AIM OF THE TASK: Copy the lines below as they are; omit the images they contain.

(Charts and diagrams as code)
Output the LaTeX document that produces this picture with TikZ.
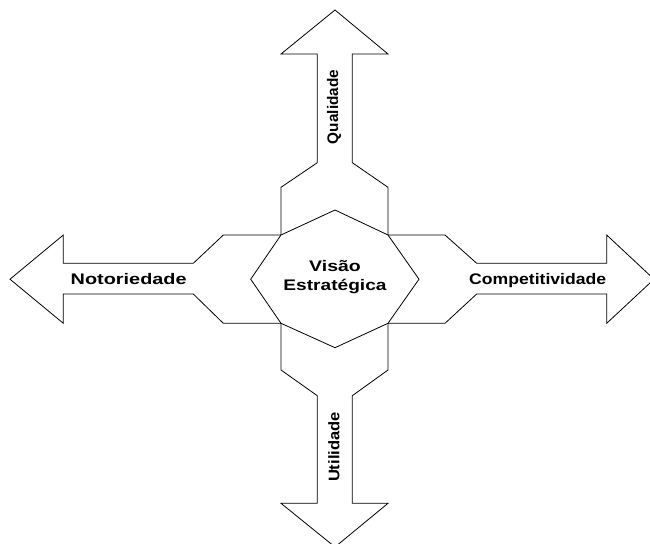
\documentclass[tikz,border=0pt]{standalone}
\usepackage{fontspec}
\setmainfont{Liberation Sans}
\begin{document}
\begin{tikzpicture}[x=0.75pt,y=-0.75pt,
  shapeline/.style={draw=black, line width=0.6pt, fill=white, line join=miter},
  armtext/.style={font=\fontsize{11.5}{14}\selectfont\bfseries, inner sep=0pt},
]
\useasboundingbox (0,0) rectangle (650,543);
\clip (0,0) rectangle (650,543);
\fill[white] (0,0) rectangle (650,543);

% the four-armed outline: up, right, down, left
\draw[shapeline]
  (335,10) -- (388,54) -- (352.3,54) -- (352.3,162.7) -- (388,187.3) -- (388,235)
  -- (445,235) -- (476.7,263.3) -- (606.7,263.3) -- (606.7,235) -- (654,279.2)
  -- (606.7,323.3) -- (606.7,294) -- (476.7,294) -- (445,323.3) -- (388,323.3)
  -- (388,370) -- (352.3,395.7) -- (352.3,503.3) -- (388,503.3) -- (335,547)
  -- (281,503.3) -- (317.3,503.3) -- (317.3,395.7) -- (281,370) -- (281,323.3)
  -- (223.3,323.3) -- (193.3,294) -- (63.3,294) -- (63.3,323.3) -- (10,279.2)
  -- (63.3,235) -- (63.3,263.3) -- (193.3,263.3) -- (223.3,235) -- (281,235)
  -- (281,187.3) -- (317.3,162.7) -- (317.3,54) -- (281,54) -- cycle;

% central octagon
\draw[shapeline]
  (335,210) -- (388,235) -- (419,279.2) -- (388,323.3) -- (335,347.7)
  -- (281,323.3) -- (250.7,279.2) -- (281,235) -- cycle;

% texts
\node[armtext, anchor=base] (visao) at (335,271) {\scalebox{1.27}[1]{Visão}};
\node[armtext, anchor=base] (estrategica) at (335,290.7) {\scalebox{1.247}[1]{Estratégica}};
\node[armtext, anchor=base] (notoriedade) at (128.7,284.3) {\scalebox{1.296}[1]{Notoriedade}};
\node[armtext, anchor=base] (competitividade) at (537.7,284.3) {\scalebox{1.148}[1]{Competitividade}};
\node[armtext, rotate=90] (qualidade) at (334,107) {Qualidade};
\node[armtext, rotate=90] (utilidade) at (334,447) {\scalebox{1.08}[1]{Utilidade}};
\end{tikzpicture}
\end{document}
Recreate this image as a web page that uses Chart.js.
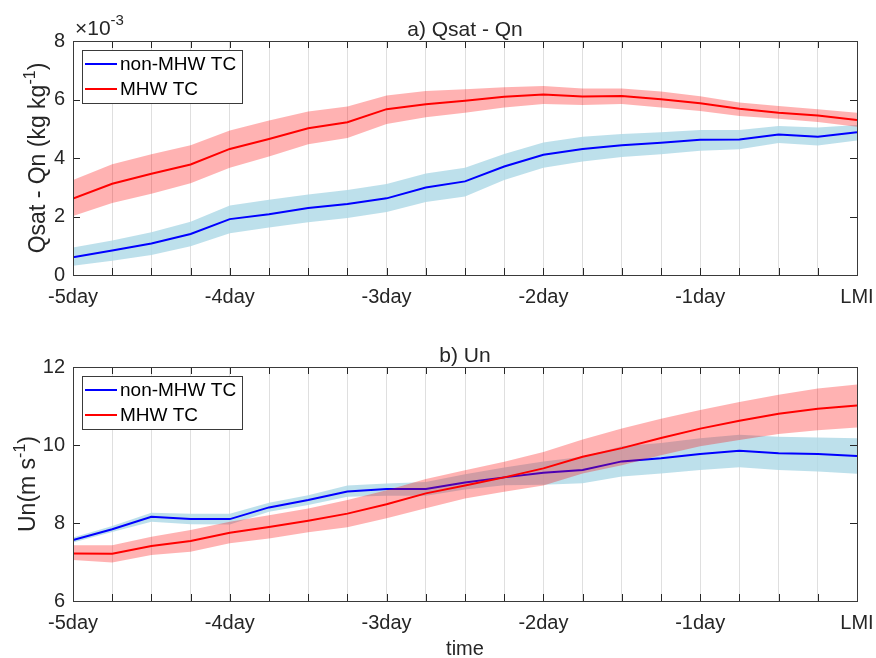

TASK SOLUTION:
Output the LaTeX document that produces this picture with TikZ.
\documentclass[tikz,border=0pt]{standalone}
\usepackage{fontspec}
\setmainfont{Liberation Sans}
\begin{document}
\begin{tikzpicture}[x=0.75pt,y=-0.75pt,
  shapeline/.style={draw=black, line width=0.6pt, fill=white, line join=miter},
  armtext/.style={font=\fontsize{11.5}{14}\selectfont\bfseries, inner sep=0pt},
]
\useasboundingbox (0,0) rectangle (650,543);
\clip (0,0) rectangle (650,543);
\fill[white] (0,0) rectangle (650,543);

% the four-armed outline: up, right, down, left
\draw[shapeline]
  (335,10) -- (388,54) -- (352.3,54) -- (352.3,162.7) -- (388,187.3) -- (388,235)
  -- (445,235) -- (476.7,263.3) -- (606.7,263.3) -- (606.7,235) -- (654,279.2)
  -- (606.7,323.3) -- (606.7,294) -- (476.7,294) -- (445,323.3) -- (388,323.3)
  -- (388,370) -- (352.3,395.7) -- (352.3,503.3) -- (388,503.3) -- (335,547)
  -- (281,503.3) -- (317.3,503.3) -- (317.3,395.7) -- (281,370) -- (281,323.3)
  -- (223.3,323.3) -- (193.3,294) -- (63.3,294) -- (63.3,323.3) -- (10,279.2)
  -- (63.3,235) -- (63.3,263.3) -- (193.3,263.3) -- (223.3,235) -- (281,235)
  -- (281,187.3) -- (317.3,162.7) -- (317.3,54) -- (281,54) -- cycle;

% central octagon
\draw[shapeline]
  (335,210) -- (388,235) -- (419,279.2) -- (388,323.3) -- (335,347.7)
  -- (281,323.3) -- (250.7,279.2) -- (281,235) -- cycle;

% texts
\node[armtext, anchor=base] (visao) at (335,271) {\scalebox{1.27}[1]{Visão}};
\node[armtext, anchor=base] (estrategica) at (335,290.7) {\scalebox{1.247}[1]{Estratégica}};
\node[armtext, anchor=base] (notoriedade) at (128.7,284.3) {\scalebox{1.296}[1]{Notoriedade}};
\node[armtext, anchor=base] (competitividade) at (537.7,284.3) {\scalebox{1.148}[1]{Competitividade}};
\node[armtext, rotate=90] (qualidade) at (334,107) {Qualidade};
\node[armtext, rotate=90] (utilidade) at (334,447) {\scalebox{1.08}[1]{Utilidade}};
\end{tikzpicture}
\end{document}
Recreate this image as a web page that uses Chart.js.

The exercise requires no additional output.